中島がレギュラーになってから、ますますその傾向が高くなっていました。
ストヤノフはDFラインで余るプレーヤーだったので、なかなかラインが上げられない問題がありました。
これまた1つのジレンマですね。
ただし、これに関してはいい意味での変化が見られていたと思います。
このあたりが親子で違うところです。
戦術だけ見ても少しずつ違いはあります。
けれども方向性としてはアマル監督とイビチャ監督はぴったり同じではないにせよ、近い方角を向いていたんだと思います。
(西部さんもエルゴラの次期日本代表監督についてのコラムで、「完全な継承は無理だが“レシピ”を残すのならアマル監督だ」と言っています。
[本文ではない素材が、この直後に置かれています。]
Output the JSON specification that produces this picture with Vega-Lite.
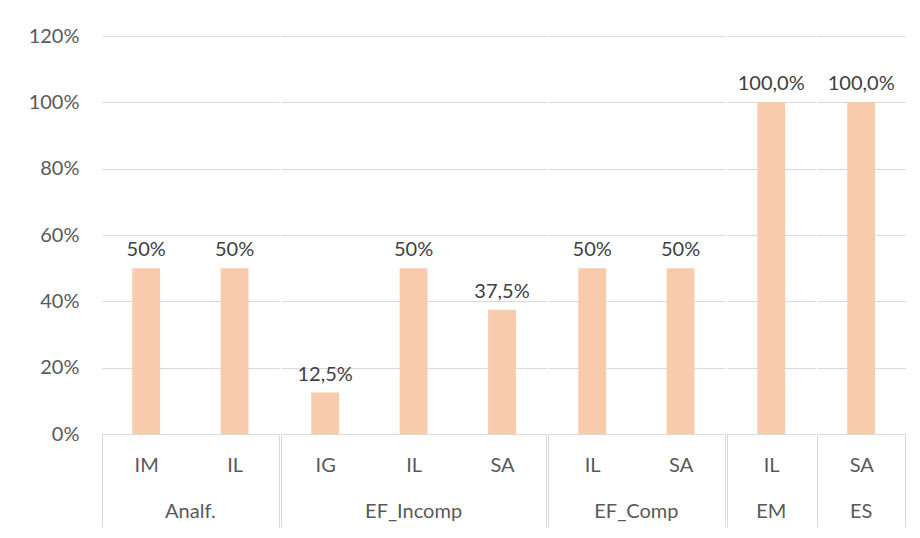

)
監督評価のポイント
しかし、監督を評価するポイントはこれだけではないと思います。
例えば多くの解任理由となる成績問題。
あるいは、選手の育成能力。
これに関しては、工藤、青木、伊藤など若手を育てることが出来たので、一定の評価が出来ると思います。
その他にも、選手からの信頼度、モチベーションコントロール、練習の質、ここぞというときの勝負師としての判断能力、対応能力…。
様々な評価ポイントを総合的に見て、どこに重きを置くかが重要だと思います。
例えば、方向性はあっていても毎年13位前後の順位しか見込めないのでは、問題になるかも知れません。
あるいはアマル監督の場合、戦術のレベルが高すぎて選手の質がそれについていけなかったり、方向性は素晴らしいのだけれど理想が高すぎてスタッフが対応できなかったりしたのかもしれません。
そこで、イビチャ監督なら選手やスタッフを育てたり、外国人選手を連れてきたり出来るのだけれど…。
アマル監督は総合的に見れば平均的かちょっと上の監督だと私は思っています。
そして、その上で方向性を重要視し、今の方向性を支持していたから私はアマル監督継続を希望していました。
問題は、新しい方向性が今までの方向性を上回るかどうかだと思います。
そして新たな方向性をクラブが決めたとして、その方向性にそった監督を今のフロントに見つけ出せるかどうかでしょう。
祖母井さんもおっしゃっていたように、方向性を考える上で監督選びというのは非常に重要なものだと思います。
個人的には方向性の中で、どこかは残すべきだと思っています。
アマル監督を解任すれば、完全に今の方向性をキープするのは不可能でしょうからね。
欧州路線、若手育成、走るサッカー…。
監督選びの前に、まずはその方向性を決めることが重要だと思います。
監督交代のタイミングは、決して悪いわけじゃなかったと思います。
シーズン途中に変えるよりよっぽどマシ。
アマル監督の交代はチームの方向性の変更に繋がるわけだし、シーズン中に方向性を変えれば危険度が大きい。
ただ、私はやはりアマル監督に続投して欲しかった。
もう少し戦力が違えばいけたかもしれないし、内容は良いといわれていたのだから何かあれば一気に好転するかもしれない。
でも、どちらにしても“かも”の域を過ぎないんですけどね…。
方向性を変えるにしても、変えないにしても。
けど、私はこの方向性が好きだったし、今のオシム親子が気づき上げたサッカーが好きだから、期待していたんですけどね。